Transitioning if_addr_lock to an rwlock
John Baldwin
jhb at freebsd.org
Thu Dec 29 16:41:02 UTC 2011
On Monday, December 26, 2011 11:17:28 pm Gleb Smirnoff wrote:
> On Thu, Dec 22, 2011 at 11:30:01AM -0500, John Baldwin wrote:
> J> You can find the patch for 8.x at
> J> http://www.freebsd.org/~jhb/patches/if_addr_rwlock.patch
>
> Just my two pennies: for head/ patching if ip_carp.c should
> be straightforward:
>
> 1) Using W in carp_alloc_if() and carp_free_if().
> 2) Using R everywhere else.
Yes, this is what I did, but with an extra XXX:
@@ -1512,10 +1512,11 @@ carp_alloc_if(struct ifnet *ifp)
cif->cif_ifp = ifp;
TAILQ_INIT(&cif->cif_vrs);
- IF_ADDR_LOCK(ifp);
+ /* XXX: Race, shouldn't this be checking for concurrent calls? */
+ IF_ADDR_WLOCK(ifp);
ifp->if_carp = cif;
if_ref(ifp);
- IF_ADDR_UNLOCK(ifp);
+ IF_ADDR_WUNLOCK(ifp);
return (cif);
@@ -1534,10 +1535,10 @@ carp_free_if(struct carp_if *cif)
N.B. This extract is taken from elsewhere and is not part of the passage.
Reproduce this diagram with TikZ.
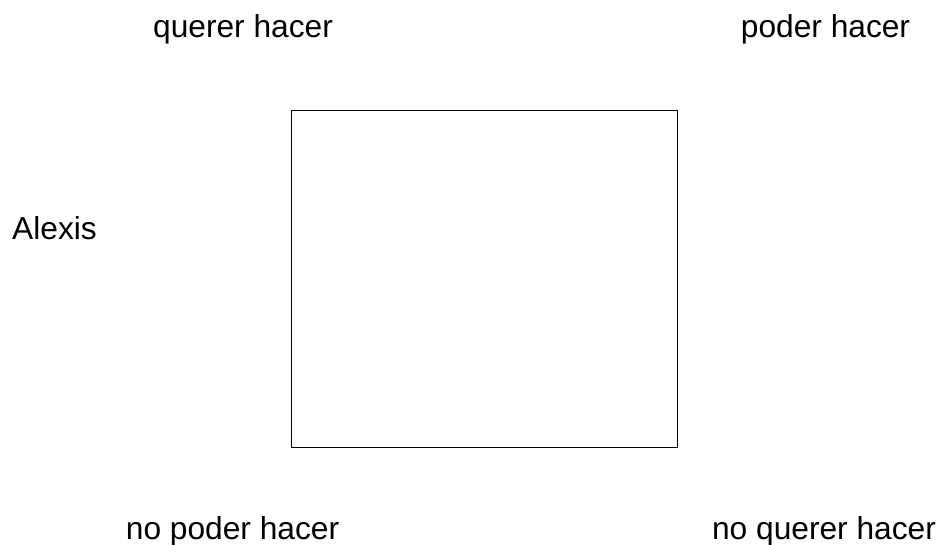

KASSERT(TAILQ_EMPTY(&cif->cif_vrs), ("%s: softc list not empty",
__func__));
- IF_ADDR_LOCK(ifp);
+ IF_ADDR_WLOCK(ifp);
ifp->if_carp = NULL;
if_rele(ifp);
- IF_ADDR_UNLOCK(ifp);
+ IF_ADDR_WUNLOCK(ifp);
CIF_LOCK_DESTROY(cif);
Specifically, if two threads both call carp_alloc() at the same time and both
see a value of NULL for ifp->if_carp (and I really do not like side effects
like assignments in conditional expressions of if() and while()), then both
threads can call carp_if_alloc(). Instead, carp_if_alloc() should be doing
something like this:
IF_ADDR_LOCK(ifp);
if (ifp->if_carp != NULL) {
CIF_LOCK_DESTROY(cif);
free(cif, M_CARP);
cif = ifp->if_carp;
} else
ifp->if_carp = cif;
IF_ADDR_UNLOCK(ifp);
return (cif);
Similarly, you have a race in the SIOCSVH ioctl handling code. You check
for a duplicate carp device for a specific (ifnet, vhid), tuple, but
carp_alloc() doesn't do a recheck when adding the new softc to the cif_vrs
list. Rather, what it should do is move that loop into carp_alloc() while
holding the CIF_LOCK() and free the already-created softc and fail
carp_alloc() if it finds a duplicate.
You also have a race between concurrent carp_alloc() and carp_destroy().
Specifically, carp_alloc() might find a cif and be in the process of building
a new carp softc when a carp_destroy() tears down the cif. The right way to
fix this is to add a reference count to the cif and have carp_alloc_if()
always bump the reference count. carp_destroy() would need to drop the
reference count, but under IF_ADDR_LOCK() and only do a carp_free_if() if the
count drops to zero. You'd have to grab IF_ADDR_LOCK() in the caller and let
carp_free_if() unlock it internally.